# Start of Task material
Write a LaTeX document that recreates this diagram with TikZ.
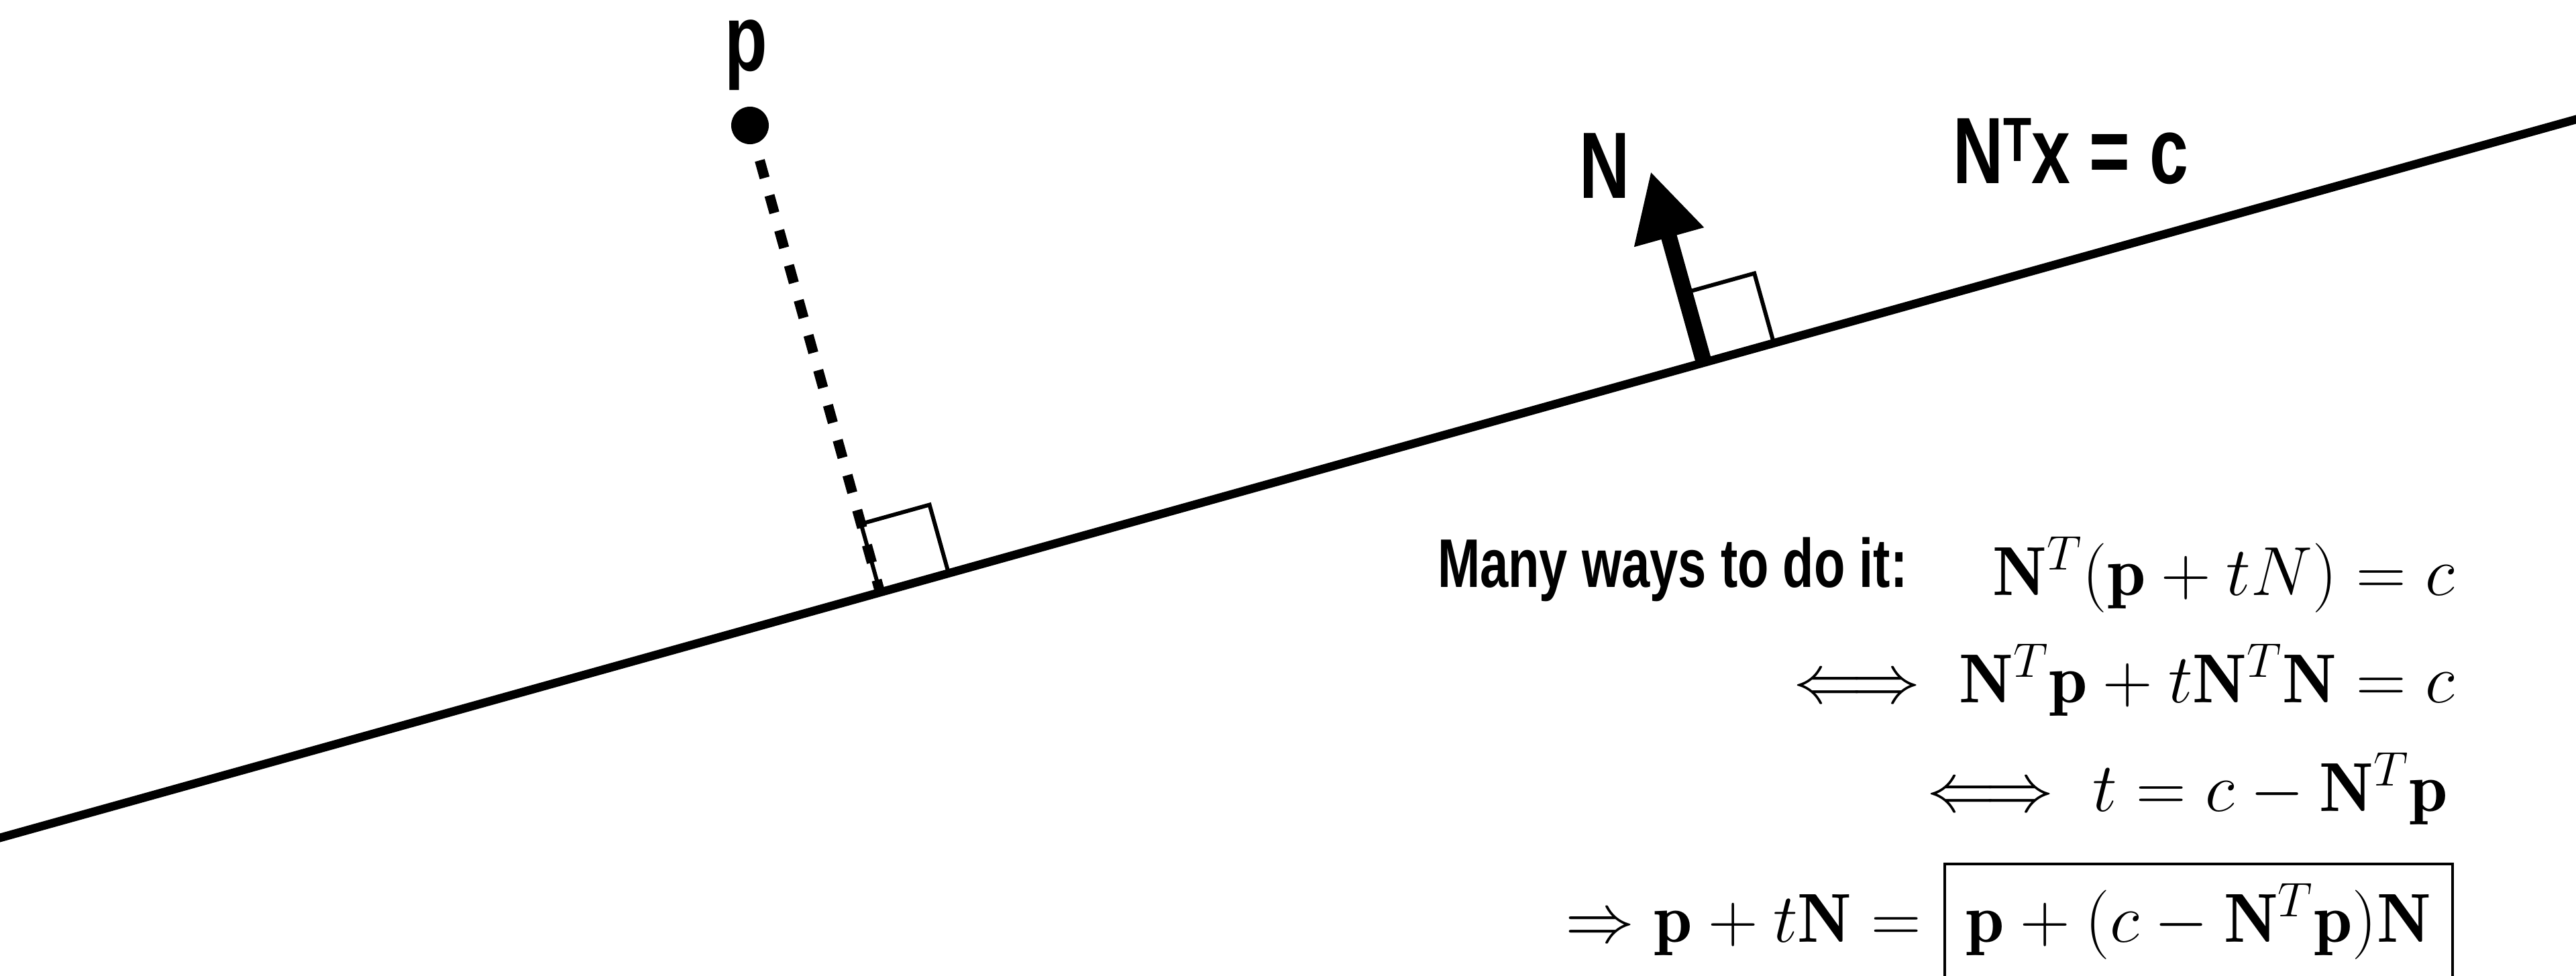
\RequirePackage{fix-cm}
\documentclass[tikz,border=0pt]{standalone}
\usepackage{fontspec}
\usepackage{amsmath}
\usepackage{tikz}
\usetikzlibrary{arrows.meta,positioning,calc}
\newfontfamily\condfont[FakeStretch=0.74]{Liberation Sans}

\begin{document}
\begin{tikzpicture}[x=1mm,y=1mm,
  every node/.style={inner sep=0pt,outer sep=0pt},
  lbl/.style={font=\condfont\bfseries\fontsize{40}{44}\selectfont},
  eqn/.style={font=\fontsize{29.4}{35}\selectfont,anchor=base east},
  plane/.style={line width=3.6pt},
  rightangle/.style={line width=1.7pt},
  proj/.style={line width=4.3pt,dash pattern=on 7.7pt off 7.7pt}
]
\useasboundingbox (0,0) rectangle (384,145.4);
% Plane
\coordinate (lineL) at (0,20.5);
\coordinate (lineR) at (384,127.6);
\draw[plane] ($(lineL)!-0.01!(lineR)$) -- ($(lineL)!1.01!(lineR)$);
% Point p and its foot on the plane
\node[circle,fill,minimum size=5.6mm] (p) at (111.8,126.7) {};
\coordinate (foot)  at ($(lineL)!(p)!(lineR)$);
\coordinate (footA) at ($(foot)!10.6mm!(lineR)$);
\coordinate (footB) at ($(footA)!10.6mm!-90:(foot)$);
\coordinate (footC) at ($(foot)!10.6mm!90:(lineR)$);
\draw[proj] (p.center) -- (foot);
\draw[rightangle] (footA) -- (footB) -- (footC) -- (foot);
% Normal N
\coordinate (nbase) at ($(lineL)!0.6615!(lineR)$);
\coordinate (ntip)  at ($(nbase)!29.6mm!90:(lineR)$);
\coordinate (nA) at ($(nbase)!10.8mm!(lineR)$);
\coordinate (nB) at ($(nA)!10.8mm!-90:(nbase)$);
\coordinate (nC) at ($(nbase)!10.8mm!90:(lineR)$);
\draw[rightangle] (nA) -- (nB) -- (nC);
\draw[-{Triangle[length=10.2mm,width=10.1mm]},line width=6.8pt] (nbase) -- (ntip);
% Labels
\node[lbl,anchor=base] (plbl) at (111.2,134.8) {p};
\node[lbl,anchor=base] (nlbl) at (239.2,115.9) {N};
\node[lbl,anchor=base west] (eqplane) at (291.1,118.0)
  {N\raisebox{9.5pt}{\fontsize{26.5}{28}\selectfont T}x = c};
% Derivation
\node[anchor=base west,font=\condfont\bfseries\fontsize{29.2}{34}\selectfont]
  (ways) at (214.3,57.9) {Many ways to do it:};
\node[eqn] (eqA) at (365.9,56.7) {$\mathbf{N}^T(\mathbf{p}+tN)=c$};
\node[eqn] (eqB) at (365.9,40.7) {$\iff \mathbf{N}^T\mathbf{p}+t\mathbf{N}^T\mathbf{N}=c$};
\node[eqn] (eqC) at (364.9,24.5) {$\iff t=c-\mathbf{N}^T\mathbf{p}$};
\node[eqn,draw,line width=1pt,inner xsep=3.2mm,text height=11.6mm,text depth=6mm]
  (eqD) at (365.6,5.0) {$\mathbf{p}+(c-\mathbf{N}^T\mathbf{p})\mathbf{N}$};
\node[eqn] (eqDl) at ($(eqD.base west)+(-3.5,0)$) {$\Rightarrow\mathbf{p}+t\mathbf{N}=$};
\end{tikzpicture}
\end{document}
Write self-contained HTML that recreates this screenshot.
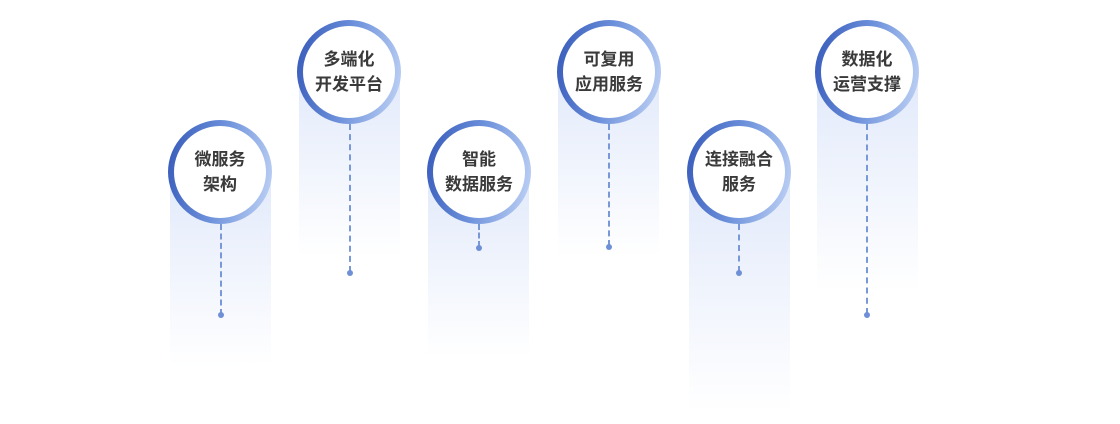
<!DOCTYPE html>
<html><head><meta charset="utf-8"><style>
body{margin:0;width:1120px;height:424px;background:#fff;position:relative;overflow:hidden;font-family:"Liberation Sans","Noto Sans CJK SC",sans-serif}
.col{position:absolute;width:101px;background:linear-gradient(#e1e9fa,#ffffff)}
.ring{position:absolute;width:104px;height:104px;border-radius:50%;background:linear-gradient(100deg,#3458b8 0%,#6f93dc 50%,#c3d5f6 100%)}
.ring div{position:absolute;left:6px;top:6px;width:92px;height:92px;border-radius:50%;background:#fff;display:flex;align-items:center;justify-content:center;text-align:center;font-size:17px;font-weight:bold;color:#3a3a3a;line-height:25px}
.dash{position:absolute;width:0;border-left:2px dashed #7898d8}
.dot{position:absolute;width:6px;height:6px;border-radius:50%;background:#6f8fd6}
</style></head><body>
<div class="col" style="left:170px;top:172px;height:195px"></div>
<div class="col" style="left:299px;top:72px;height:185px"></div>
<div class="col" style="left:428px;top:172px;height:185px"></div>
<div class="col" style="left:558px;top:72px;height:185px"></div>
<div class="col" style="left:689px;top:172px;height:240px"></div>
<div class="col" style="left:817px;top:72px;height:220px"></div>

<div class="dash" style="left:220px;top:224px;height:91px"></div><div class="dot" style="left:218px;top:312px"></div>
<div class="dash" style="left:349px;top:124px;height:148px"></div><div class="dot" style="left:347px;top:270px"></div>
<div class="dash" style="left:478px;top:224px;height:23px"></div><div class="dot" style="left:476px;top:245px"></div>
<div class="dash" style="left:608px;top:124px;height:122px"></div><div class="dot" style="left:606px;top:244px"></div>
<div class="dash" style="left:738px;top:224px;height:48px"></div><div class="dot" style="left:736px;top:270px"></div>
<div class="dash" style="left:866px;top:124px;height:190px"></div><div class="dot" style="left:864px;top:312px"></div>

<div class="ring" style="left:168px;top:120px"><div>微服务<br>架构</div></div>
<div class="ring" style="left:297px;top:20px"><div>多端化<br>开发平台</div></div>
<div class="ring" style="left:427px;top:120px"><div>智能<br>数据服务</div></div>
<div class="ring" style="left:557px;top:20px"><div>可复用<br>应用服务</div></div>
<div class="ring" style="left:687px;top:120px"><div>连接融合<br>服务</div></div>
<div class="ring" style="left:815px;top:20px"><div>数据化<br>运营支撑</div></div>
</body></html>
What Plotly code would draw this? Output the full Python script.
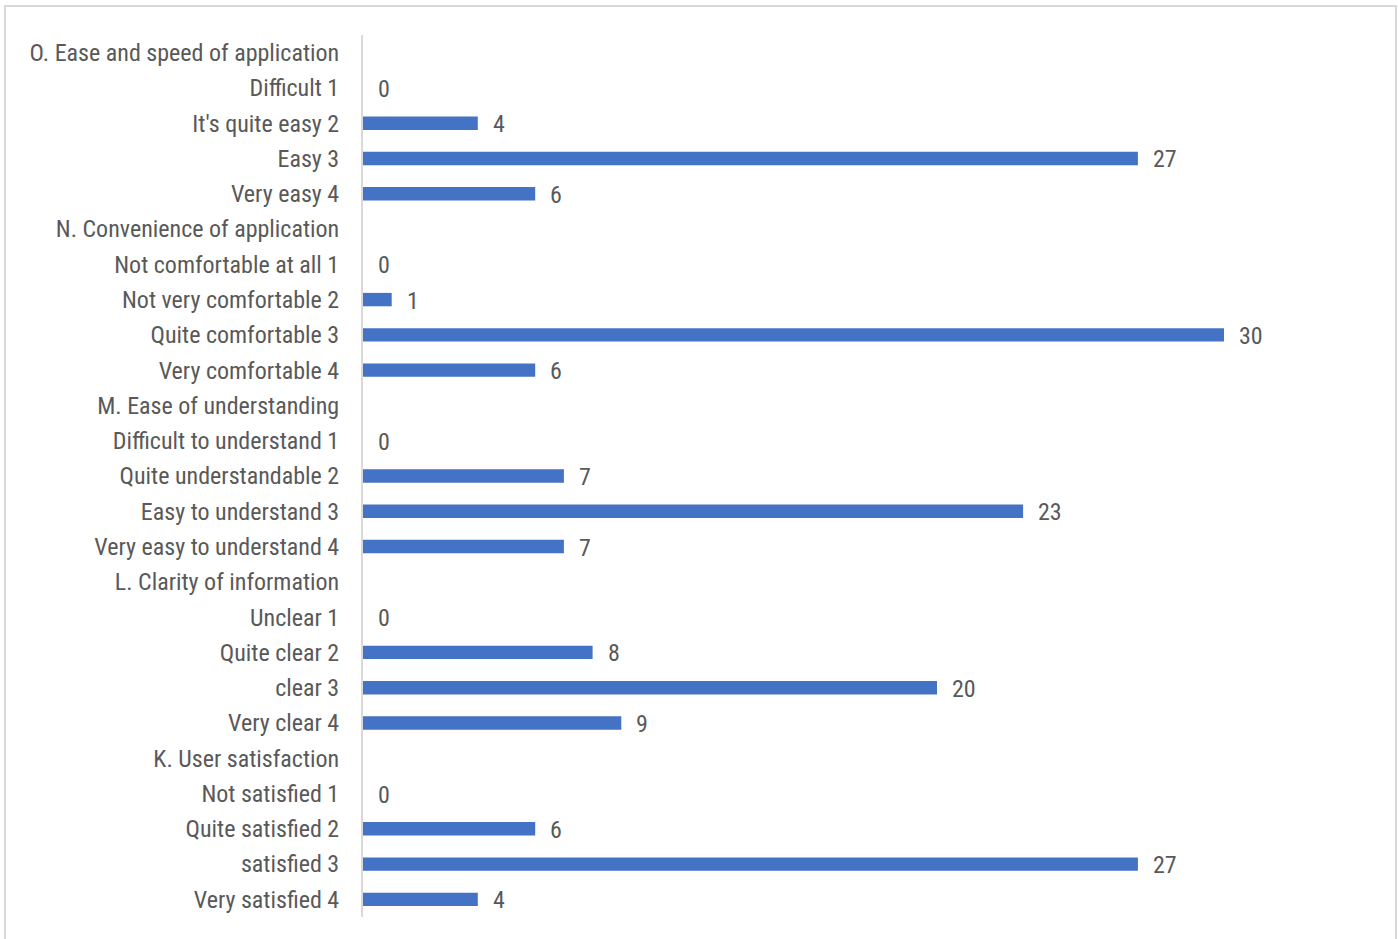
import plotly.graph_objects as go

categories = [
    "O. Ease and speed of application", "Difficult 1", "It's quite easy 2", "Easy 3", "Very easy 4",
    "N. Convenience of application", "Not comfortable at all 1", "Not very comfortable 2", "Quite comfortable 3", "Very comfortable 4",
    "M. Ease of understanding", "Difficult to understand 1", "Quite understandable 2", "Easy to understand 3", "Very easy to understand 4",
    "L. Clarity of information", "Unclear 1", "Quite clear 2", "clear 3", "Very clear 4",
    "K. User satisfaction", "Not satisfied 1", "Quite satisfied 2", "satisfied 3", "Very satisfied 4",
]
values = [
    None, 0, 4, 27, 6,
    None, 0, 1, 30, 6,
    None, 0, 7, 23, 7,
    None, 0, 8, 20, 9,
    None, 0, 6, 27, 4,
]

FONT = "Liberation Sans Narrow, Roboto Condensed, Arial Narrow, Roboto, sans-serif"
GRAY = "#595959"

fig = go.Figure()
fig.add_trace(go.Bar(
    y=categories, x=values, orientation="h",
    marker=dict(color="#4472C4", line=dict(width=0)),
    hoverinfo="x+y",
))

annotations = []
for c, v in zip(categories, values):
    if v is None:
        continue
    annotations.append(dict(
        x=v, y=c, xref="x", yref="y", text=str(v), showarrow=False,
        xanchor="left", xshift=13, yshift=-1, font=dict(family=FONT, size=24, color=GRAY),
    ))

W, H = 1398, 939
L, R, T, B = 363, 18, 35, 22
pw, ph = W - L - R, H - T - B
def px(x): return (x - L) / pw
def py(y): return (H - B - y) / ph

fig.update_layout(
    width=W, height=H,
    margin=dict(l=L, r=R, t=T, b=B, pad=0),
    paper_bgcolor="white", plot_bgcolor="white",
    showlegend=False,
    bargap=0.62,
    font=dict(family=FONT, size=24, color=GRAY),
    annotations=annotations,
    xaxis=dict(range=[0, pw / 28.7], visible=False, showgrid=False, zeroline=False),
    yaxis=dict(
        autorange="reversed", showgrid=False, zeroline=False,
        showline=True, linecolor="#d9d9d9", linewidth=2,
        ticks="", ticklabelstandoff=17,
        tickfont=dict(family=FONT, size=24, color=GRAY),
        categoryorder="array", categoryarray=categories,
    ),
    shapes=[dict(
        type="rect", xref="paper", yref="paper",
        x0=px(5), x1=px(1396), y0=py(960), y1=py(6),
        line=dict(color="#d9d9d9", width=2), fillcolor="rgba(0,0,0,0)", layer="below",
    )],
)

fig.write_html("out.html")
# End of Task material
▸ Exercise description
Report only how many lines in the listing contain the string "that".

▸ Result of this task
2